Diesel traction delights
Meanwhile, our friends in the Irish Traction Group had a special surprise waiting for us—cab rides. And not just any cab rides, Driver Mike Beckett had been up all morning preparing their G Class Deutz shunter No.G617 especially for our visit. And rather than merely operate them within the Downpatrick premises, these cab rides took participants for a trip along the lesser used 'South Line' to Magnus' Grave, with photo stops both at that location and the Downpatrick Loop Platform, which was originally used as an exchange point between trains from Belfast to Newcastle and Downpatrick and Ardglass.
Touring the Carriage Gallery
At Downpatrick itself, passengers had the opportunity to view the extensive Carriage Gallery which contains many treasures from Irish railway history, including a beautifully restored Belfast & County Down Railway 'railmotor' carriage of 1905, designed for suburban trains out of Belfast, and a 1902-built carriage once used by the Great Southern & Western Railway on the lines from Dublin to Cork among other routes. Also on display was E Class diesel shunter No.E421, built in Dublin's Inchicore Works in 1962.
After the final steam train arrived back in from Inch Abbey, there was plenty of spectacle to be had from watching the various shunting operations at Downpatrick, with the Irish Traction Group's popular 141 class GM Bo-Bo No.146 making a cameo appearance. However, there was on last item of important business to attend to...
A real Irish railway gem
Táilte Tours' David Walsh (right) presents the Downpatrick & County Down Railway's Jonathan King (left) with a contribution towards the restoration of 1875-vintage tank engine No.90, which was buiit in Dublin's Inchicore Works.

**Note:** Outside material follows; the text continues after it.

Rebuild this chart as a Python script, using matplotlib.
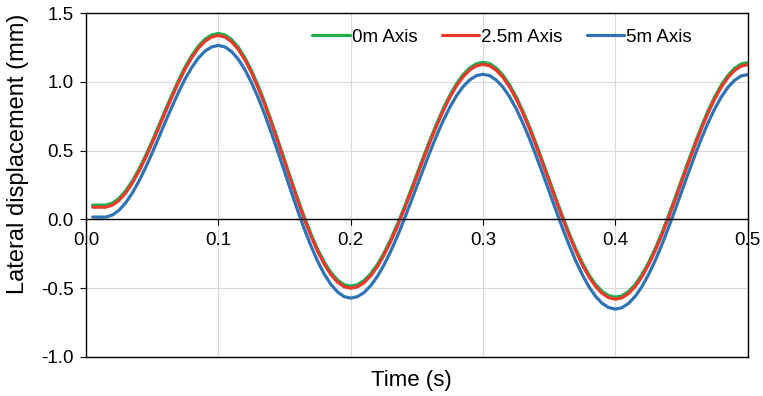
import matplotlib

matplotlib.use("Agg")
import matplotlib.pyplot as plt
from matplotlib.lines import Line2D

plt.rcParams["font.family"] = ["Liberation Sans", "DejaVu Sans"]

# time samples (s), every 5 ms
time_s = [round(0.005 * i, 3) for i in range(1, 101)]

# lateral displacement (mm)
disp_0m = [0.104, 0.104, 0.104, 0.119, 0.154, 0.208, 0.279, 0.365, 0.463, 0.570,
           0.682, 0.797, 0.907, 1.013, 1.110, 1.193, 1.261, 1.311, 1.341, 1.352,
           1.341, 1.307, 1.252, 1.177, 1.083, 0.973, 0.851, 0.717, 0.577, 0.434,
           0.290, 0.150, 0.016, -0.106, -0.216, -0.310, -0.385, -0.440, -0.474, -0.485,
           -0.475, -0.445, -0.396, -0.330, -0.247, -0.150, -0.041, 0.077, 0.201, 0.329,
           0.456, 0.580, 0.698, 0.807, 0.904, 0.987, 1.053, 1.102, 1.132, 1.142,
           1.132, 1.100, 1.049, 0.979, 0.892, 0.790, 0.676, 0.552, 0.422, 0.289,
           0.155, 0.025, -0.099, -0.213, -0.315, -0.402, -0.472, -0.523, -0.554, -0.565,
           -0.555, -0.523, -0.472, -0.402, -0.315, -0.214, -0.100, 0.024, 0.154, 0.288,
           0.421, 0.551, 0.675, 0.789, 0.890, 0.977, 1.047, 1.098, 1.130, 1.140]
disp_25m = [0.089, 0.089, 0.089, 0.104, 0.139, 0.193, 0.264, 0.350, 0.448, 0.555,
            0.667, 0.782, 0.892, 0.998, 1.095, 1.178, 1.246, 1.296, 1.326, 1.337,
            1.326, 1.292, 1.237, 1.162, 1.068, 0.958, 0.836, 0.702, 0.562, 0.419,
            0.275, 0.135, 0.001, -0.121, -0.231, -0.325, -0.400, -0.455, -0.489, -0.500,
            -0.490, -0.460, -0.411, -0.345, -0.262, -0.165, -0.056, 0.062, 0.186, 0.314,
            0.441, 0.565, 0.683, 0.792, 0.889, 0.972, 1.038, 1.087, 1.117, 1.127,
            1.117, 1.085, 1.034, 0.964, 0.877, 0.775, 0.661, 0.537, 0.407, 0.274,
            0.140, 0.010, -0.114, -0.228, -0.330, -0.417, -0.487, -0.538, -0.569, -0.580,
            -0.570, -0.538, -0.487, -0.417, -0.330, -0.229, -0.115, 0.009, 0.139, 0.273,
            0.406, 0.536, 0.660, 0.774, 0.875, 0.962, 1.032, 1.083, 1.115, 1.125]
disp_5m = [0.017, 0.017, 0.017, 0.032, 0.067, 0.121, 0.192, 0.278, 0.376, 0.483,
           0.595, 0.710, 0.820, 0.926, 1.023, 1.106, 1.174, 1.224, 1.254, 1.265,
           1.254, 1.220, 1.165, 1.090, 0.996, 0.886, 0.764, 0.630, 0.490, 0.347,
           0.203, 0.063, -0.071, -0.193, -0.303, -0.397, -0.472, -0.527, -0.561, -0.572,
           -0.562, -0.532, -0.483, -0.417, -0.334, -0.237, -0.128, -0.010, 0.114, 0.242,
           0.369, 0.493, 0.611, 0.720, 0.817, 0.900, 0.966, 1.015, 1.045, 1.055,
           1.045, 1.013, 0.962, 0.892, 0.805, 0.703, 0.589, 0.465, 0.335, 0.202,
           0.068, -0.062, -0.186, -0.300, -0.402, -0.489, -0.559, -0.610, -0.641, -0.652,
           -0.642, -0.610, -0.559, -0.489, -0.402, -0.301, -0.187, -0.063, 0.067, 0.201,
           0.334, 0.464, 0.588, 0.702, 0.803, 0.890, 0.960, 1.011, 1.043, 1.053]

series = [
    ("0m Axis", disp_0m, "#1DAF4E"),
    ("2.5m Axis", disp_25m, "#E8392B"),
    ("5m Axis", disp_5m, "#2E74B5"),
]

x_ticks = [0.0, 0.1, 0.2, 0.3, 0.4, 0.5]
y_ticks = [-1.0, -0.5, 0.0, 0.5, 1.0, 1.5]

fig = plt.figure(figsize=(7.63, 3.96), dpi=100)
ax = fig.add_axes([0.1127, 0.0985, 0.8673, 0.8685])

for label, vals, color in series:
    ax.plot(time_s, vals, color=color, lw=2.3, label=label, solid_capstyle="round")

ax.set_xlim(0, 0.5)
ax.set_ylim(-1.0, 1.5)
ax.set_xticks(x_ticks)
ax.set_yticks(y_ticks)
ax.set_xticklabels([f"{v:.1f}" for v in x_ticks])
ax.set_yticklabels([f"{v:.1f}" for v in y_ticks])
ax.grid(True, color="#D9D9D9", lw=0.8)
ax.set_axisbelow(True)

# x axis sits on y = 0, the plot area keeps its full frame
ax.spines["bottom"].set_position(("data", 0))
for s in ax.spines.values():
    s.set_color("black")
    s.set_linewidth(1.0)
ax.add_artist(Line2D([0, 1], [0, 0], transform=ax.transAxes, color="black",
                     lw=1.0, clip_on=False))

ax.tick_params(axis="both", direction="out", length=4, width=0.8,
               labelsize=13.5, colors="black")
ax.tick_params(axis="x", pad=5)
ax.tick_params(axis="y", pad=5)

fig.text(0.0236, 0.611, "Lateral displacement (mm)", rotation=90,
         ha="center", va="center", fontsize=17)
fig.text(0.539, 0.038, "Time (s)", ha="center", va="center", fontsize=16)

ax.legend(loc="center", ncol=3, frameon=False, fontsize=13.5,
          handlelength=2.0, handletextpad=0.1, columnspacing=1.3,
          bbox_to_anchor=(0.629, 0.930))

fig.savefig("out.png", dpi=100)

One of the primary aims behind the Tailte Tours initiative is to help raise awareness and funds for railway preservation in Ireland. Downpatrick is the first of a number of groups to benefit from this, and it was with pleasure that our own David Walsh made his way to Downpatrick loco shed to present Jonathan King, Downpatrick & County Down Railway board member with a contribution towards the restoration of their Great Southern & Western Railway tank engine No.90. Built in Inchicore Works, Dublin, in 1875 for the Castleisland Railway in County Kerry, this is delightful little engine has a connection to all four provinces in Ireland. It spent a lot of its working life in the Cork area and its early preservation career saw it restored by the Tuam-based Westrail group, who completely overhauled the loco in the late 1980s. Moving to Downpatrick in the 2000s, she is next in line for restoration at Downpatrick and a fundraising appeal will be launching presently. You can read more about her history here.
A sweet trip back to Dublin
Having said our farewells, it was time to board our bus back to Dublin, once again entertained by Jonathan Beaumont's insights and anecdotes. Our friends at Downpatrick had even given us some sweets for the journey home, which were hastily devoured. It seemed like no time at all before we were back in Dublin and on time too. All being told, everyone seemed to have enjoyed the day and some were not even off the bus before asking when and where our next trip would be...
Our huge thanks to all at the Downpatrick & County Down Railway and the Irish Traction Group for pulling out all the stops to ensure we had a fun-filled day at Ireland's only standard gauge heritage railway. Special thanks also to our coach driver Tom for the excellent service throughout—we think he enjoyed the day too.